色が変わるのが楽しくて、長いまつげに触ると、ピクリとリュカムイが反応した。金色に変化したリュカムイの目とミルの金色の目がすぐ側でかち合う。体を重ねているため、大きく心臓が跳ねるのがわかる。リュカムイはぐいぐいと体を離そうトするが、ミルはそんな姿が面白くついつい力を込める。その途端、金色に輝いていた肌が、ざわざわと七色に光る。

「な、何だこれ!?」

流石に自分でも驚いたらしく、リュカムイは声を上げる。ミルは楽しそうに、

「ふふふ。ちなみに今の君の姿」

と、テレパスでミルから見たリュカムイの姿を送る。

「髪の色が。。。」

動揺しているところを見ると、どうやら自分自身も知らないことらしい。

「君の名前、今は隠しておいた方がいいと思うんだよね。だから、私に名前を考えさせて」

彼は自分の名前にこだわりがある、だがら、簡単に変えたり偽名を使うことを許可しないだろう。ミルは自分が名付けることで、了解するのではないかと期待した。

「なぜ?」

それでも簡単には了承しないところを見て、ミルは

「私に名付けさせてくれたら、君の願いを一つ叶えて上げるよ。

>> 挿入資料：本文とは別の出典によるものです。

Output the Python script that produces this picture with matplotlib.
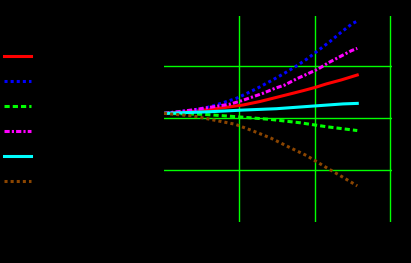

もちろん、私ができる範囲だけど」

と一押した。

「わかりました」

ミルの腕の中で観念したように呟く。


「身動きが出来ず観念して頷くイケメン!くっ!サイコ〜」

突然、横から姿を表したネルにリュカムイは驚く。

「誰です!?」

ミルは6本の腕の拘束を解いて、リュカムイをソファに座らせながら器用に服のボタンを直し、サーベルとベルトも戻した。ネルが

「イトーくん、お茶をお願いしまーす」

と奥に声をかける。

黒猫型家事ロボットのイトーくんが、立ち上がった猫の姿でやって来た。給仕のカートをカタカタと持ってくると、お茶をその場で入れてくれた。

「私はネル。よろしくね。さっきの二人、動画も写真も撮っちゃった」

と、嬉しそうに言う。

「ところで、彼の体はどう?」

ネルがミルに訊ねた。

「呪いや外傷はない。だから、体力と気力が消耗しているところに、直接何らかの形で力を奪われている可能性もあるかな」

「理由はよくわかりませんが、体が楽になりました。ありがとう、ミル」

リュカムイは誰もがうっとりするだろう笑顔で、ミルに微笑んだ。


ミルとネルは、晩餐会まで支度などの時間を取るだろうと思い、一度リュカムイをオリオン族の船に戻した。二人は、そのことを後に深く反省することになる。